* [What is being asked]
Where a line in the listing contains the string "TypeScript", copy that line out.

* [Provided data]
---
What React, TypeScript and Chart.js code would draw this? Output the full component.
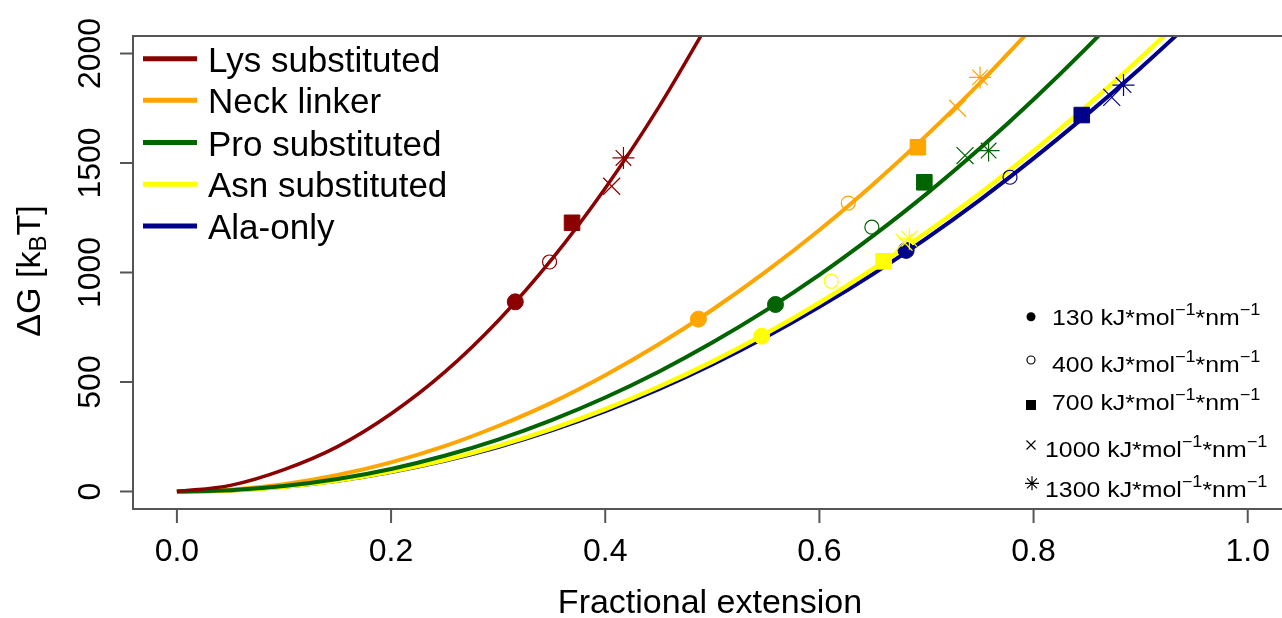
---
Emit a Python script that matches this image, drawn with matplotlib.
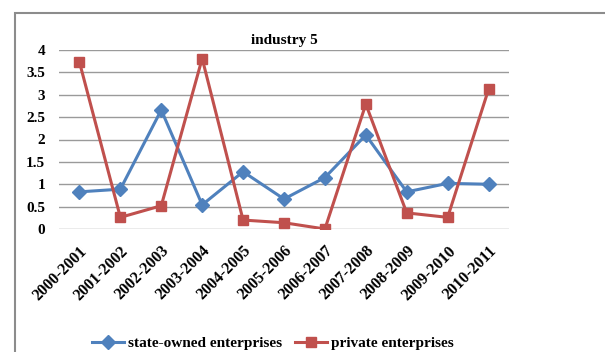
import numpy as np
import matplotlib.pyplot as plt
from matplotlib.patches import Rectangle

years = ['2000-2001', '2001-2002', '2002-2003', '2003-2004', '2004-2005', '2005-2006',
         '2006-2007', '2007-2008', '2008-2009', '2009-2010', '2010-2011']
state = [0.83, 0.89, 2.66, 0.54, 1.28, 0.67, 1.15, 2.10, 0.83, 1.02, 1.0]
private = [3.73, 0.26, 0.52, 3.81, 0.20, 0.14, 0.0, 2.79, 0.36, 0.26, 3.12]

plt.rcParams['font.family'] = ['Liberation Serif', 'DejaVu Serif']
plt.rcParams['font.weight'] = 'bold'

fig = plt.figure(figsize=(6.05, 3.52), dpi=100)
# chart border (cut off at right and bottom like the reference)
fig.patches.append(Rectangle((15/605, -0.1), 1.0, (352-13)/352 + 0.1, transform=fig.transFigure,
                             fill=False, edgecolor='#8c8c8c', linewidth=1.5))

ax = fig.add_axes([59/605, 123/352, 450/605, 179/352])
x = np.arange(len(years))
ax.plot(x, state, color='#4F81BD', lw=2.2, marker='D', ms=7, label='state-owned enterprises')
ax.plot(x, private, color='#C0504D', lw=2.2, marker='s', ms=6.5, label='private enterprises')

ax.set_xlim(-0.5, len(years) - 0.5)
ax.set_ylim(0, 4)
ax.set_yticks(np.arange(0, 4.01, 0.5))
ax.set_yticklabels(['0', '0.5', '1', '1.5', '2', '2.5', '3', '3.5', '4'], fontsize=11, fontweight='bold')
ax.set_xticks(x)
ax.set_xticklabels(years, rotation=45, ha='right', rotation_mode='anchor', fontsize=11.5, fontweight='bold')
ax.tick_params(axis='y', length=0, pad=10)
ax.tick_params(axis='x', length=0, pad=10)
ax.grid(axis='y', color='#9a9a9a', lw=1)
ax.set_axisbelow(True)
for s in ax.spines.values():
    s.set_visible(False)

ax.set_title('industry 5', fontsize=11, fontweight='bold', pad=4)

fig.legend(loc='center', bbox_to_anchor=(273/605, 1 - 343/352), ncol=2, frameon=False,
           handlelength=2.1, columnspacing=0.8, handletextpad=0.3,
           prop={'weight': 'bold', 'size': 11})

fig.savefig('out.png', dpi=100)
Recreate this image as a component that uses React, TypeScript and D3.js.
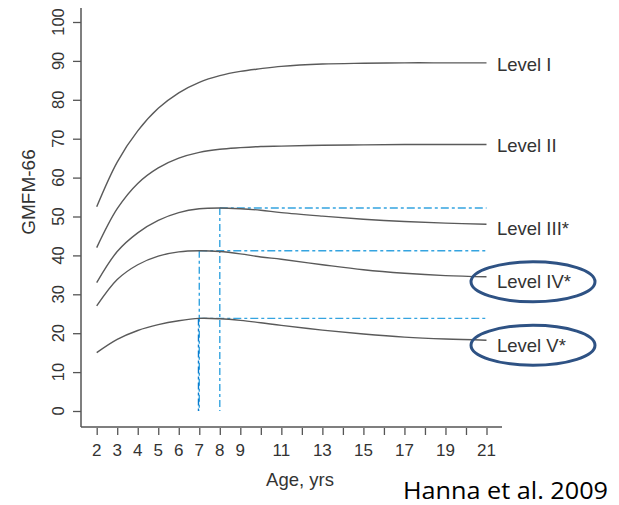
---
* [Solution to this problem]
What React, TypeScript and Chart.js code would draw this? Output the full component.
Recreate this image as a component that uses React, TypeScript and D3.js.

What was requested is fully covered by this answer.